Synagogue Church Building Collapse

disastersbuilding-collapsesnigerialagosstructural-engineering
4 min read

The beams were too small. The columns were too slender. The reinforcement bars were the wrong gauge, anchored poorly, and spaced too far apart. When the six-story guesthouse at the Synagogue Church of All Nations collapsed on September 12, 2014, in the Ikotun-Egbe area of Lagos, the engineering failures were so numerous that investigators would later catalog them like a textbook of what not to build. At least 115 people died, 84 of them South African nationals who had traveled to Lagos as pilgrims visiting one of Nigeria's most prominent megachurches.

A Church That Drew the World

The Synagogue Church of All Nations, led by the televangelist T. B. Joshua, attracted followers from across Africa and beyond. Joshua was one of Nigeria's most influential pastors, commanding a global audience through satellite broadcasts and YouTube channels. His church complex in the Ikotun-Egbe district of Lagos included worship halls, a television studio, and guesthouses for the pilgrims who traveled from South Africa, Ghana, Cameroon, and other countries to attend his services. The guesthouse that collapsed had been constructed on the church premises without government approval, a detail that would emerge in the aftermath. The visitors who filled its rooms had come seeking faith and healing. What they found was a building whose structure could not support its own weight.

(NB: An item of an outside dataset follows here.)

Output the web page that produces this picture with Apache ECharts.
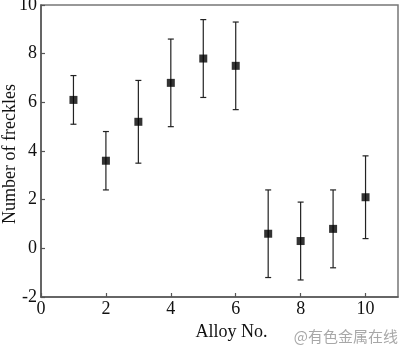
<!DOCTYPE html>
<html>
<head>
<meta charset="utf-8">
<script src="https://cdn.jsdelivr.net/npm/echarts@6/dist/echarts.min.js"></script>
<style>
  html, body { margin: 0; padding: 0; background: #fff; }
  #chart { width: 400px; height: 345px; }
</style>
</head>
<body>
<div id="chart"></div>
<script>
// Freckle counts per alloy, with lower / upper error limits
const alloys = [1, 2, 3, 4, 5, 6, 7, 8, 9, 10];
const freckles = [6.1, 3.6, 5.2, 6.8, 7.8, 7.5, 0.6, 0.3, 0.8, 2.1];
const lowerLimit = [5.1, 2.4, 3.5, 5.0, 6.2, 5.7, -1.2, -1.3, -0.8, 0.4];
const upperLimit = [7.1, 4.8, 6.9, 8.6, 9.4, 9.3, 2.4, 1.9, 2.4, 3.8];
const xTicks = [0, 2, 4, 6, 8, 10];
const yTicks = [-2, 0, 2, 4, 6, 8, 10];

const font = '"Liberation Serif", "Times New Roman", serif';
const axisColor = '#555';

const points = alloys.map((a, i) => [a, freckles[i]]);
const bars = alloys.map((a, i) => [a, lowerLimit[i], upperLimit[i]]);

const chart = echarts.init(document.getElementById('chart'), null, { renderer: 'canvas' });
chart.setOption({
  animation: false,
  backgroundColor: '#fff',
  grid: {
    left: 41, top: 5, right: 2, bottom: 48,
    outerBoundsMode: 'none', containLabel: false,
    show: true, borderColor: '#777', borderWidth: 1.5, backgroundColor: 'transparent'
  },
  xAxis: {
    type: 'value', min: 0, max: 11,
    name: 'Alloy No.', nameLocation: 'middle', nameGap: 26, nameMoveOverlap: false,
    nameTextStyle: { fontFamily: font, fontSize: 18, color: '#111', padding: [0, 0, 0, 24] },
    axisLine: { show: true, onZero: false, lineStyle: { color: axisColor, width: 1.5 } },
    axisTick: { show: true, inside: true, length: 4, customValues: xTicks, lineStyle: { color: axisColor, width: 1.2 } },
    axisLabel: { customValues: xTicks, fontFamily: font, fontSize: 18, color: '#111', margin: 3 },
    splitLine: { show: false }
  },
  yAxis: {
    type: 'value', min: -2, max: 10, interval: 2,
    name: 'Number of freckles', nameLocation: 'middle', nameGap: 22, nameMoveOverlap: false,
    nameTextStyle: { fontFamily: font, fontSize: 18, color: '#111', padding: [0, 6, 0, 0] },
    axisLine: { show: true, onZero: false, lineStyle: { color: axisColor, width: 1.5 } },
    axisTick: { show: true, inside: true, length: 4, customValues: yTicks, lineStyle: { color: axisColor, width: 1.2 } },
    axisLabel: { customValues: yTicks, fontFamily: font, fontSize: 18, color: '#111', margin: 4 },
    splitLine: { show: false }
  },
  series: [
    {
      type: 'custom',
      data: bars,
      renderItem: function (params, api) {
        const x = api.value(0);
        const lo = api.coord([x, api.value(1)]);
        const hi = api.coord([x, api.value(2)]);
        const cap = 3;
        const style = { stroke: '#222', lineWidth: 1.2 };
        return {
          type: 'group',
          children: [
            { type: 'line', shape: { x1: lo[0], y1: lo[1], x2: hi[0], y2: hi[1] }, style: style },
            { type: 'line', shape: { x1: lo[0] - cap, y1: lo[1], x2: lo[0] + cap, y2: lo[1] }, style: style },
            { type: 'line', shape: { x1: hi[0] - cap, y1: hi[1], x2: hi[0] + cap, y2: hi[1] }, style: style }
          ]
        };
      },
      z: 2
    },
    {
      type: 'scatter',
      data: points,
      symbol: 'rect',
      symbolSize: 8,
      itemStyle: { color: '#000' },
      z: 3
    }
  ],
  graphic: [
    {
      type: 'text', right: 2, bottom: 1,
      style: { text: '@有色金属在线', fontFamily: 'Noto Sans CJK SC', fontSize: 15, fill: '#a8a8a8' }
    }
  ]
});
</script>
</body>
</html>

Twelve Seconds on a Friday Afternoon

The building came down on a Friday. Eyewitness accounts and structural analysis suggested the collapse was rapid, the kind of progressive failure where one inadequate element triggers the next. Three government agencies examined the wreckage and found a catalog of deficiencies: beams measured 750mm by 225mm where 900mm by 300mm were required. Columns that should have been reinforced with 12 Y25 bars or 20 Y20mm bars instead held only 10 Y20 bars. Foundations for the central column measured just 2m by 2m by 0.9m, generating inadequate bearing pressure. The building lacked rigid bracing zones and movement joints. Eight of twelve main beams failed because they were undersized, under-reinforced in both tension and shear, and poorly anchored. The ground floor columns were slender enough to buckle. These were not ambiguous findings. Every structural system in the building was deficient.

Deflection and Delay

In the immediate aftermath, T. B. Joshua pointed to a "strange aircraft" he claimed had been hovering above the building before the collapse. A video was circulated on YouTube purporting to show the plane. The coroner's report found the cause to be unequivocally structural failure. Journalist Nicholas Ibekwe released an audio recording that allegedly captured Joshua offering bribes to reporters in exchange for favorable coverage. Nigeria's emergency services drew criticism for withholding information about the number of dead and their nationalities. South Africa, which lost 84 citizens, provided its own accounting. The church had not obtained government construction approval. Yet when legal proceedings began, the delays were extraordinary. Joshua failed to appear at a November 2015 hearing. His lawyers filed multiple applications to stay the proceedings. The Lagos state government insisted on trial, and in April 2016 two engineers were remanded in prison custody.

Justice Unfinished

The trial ground forward through years of procedural delays, adjournments, and legal maneuvering. Radio host Freeze drew public attention to the disparity in accountability: when a building at Lekki Gardens collapsed, its managing director Richard Nyong was arrested and jailed. Joshua, by contrast, was never arrested. The comparison crystallized a frustration felt by many Nigerians about the relationship between wealth, religious authority, and the justice system. Then, on June 5, 2021, T. B. Joshua died at the age of 57, before the legal proceedings reached a conclusion. The case that had already moved with agonizing slowness lost its most prominent defendant. For the families of 115 people who died in a building that should never have stood, the question of accountability remains unanswered. The engineering failures were documented exhaustively. The human failures that allowed a structure so deficient to be built and occupied have proved far harder to address.

From the Air

Located at 6.55°N, 3.27°E, in the Ikotun-Egbe district of Lagos, Nigeria. The area lies within the dense urban sprawl of mainland Lagos, approximately 15 nautical miles north of Murtala Muhammed International Airport (DNMM). From altitude, the neighborhood appears as tightly packed low-rise residential and commercial buildings. The church compound is situated near major road intersections in the Alimosho Local Government Area. Tropical weather with heavy afternoon convective activity is common, particularly during the wet season from April through October.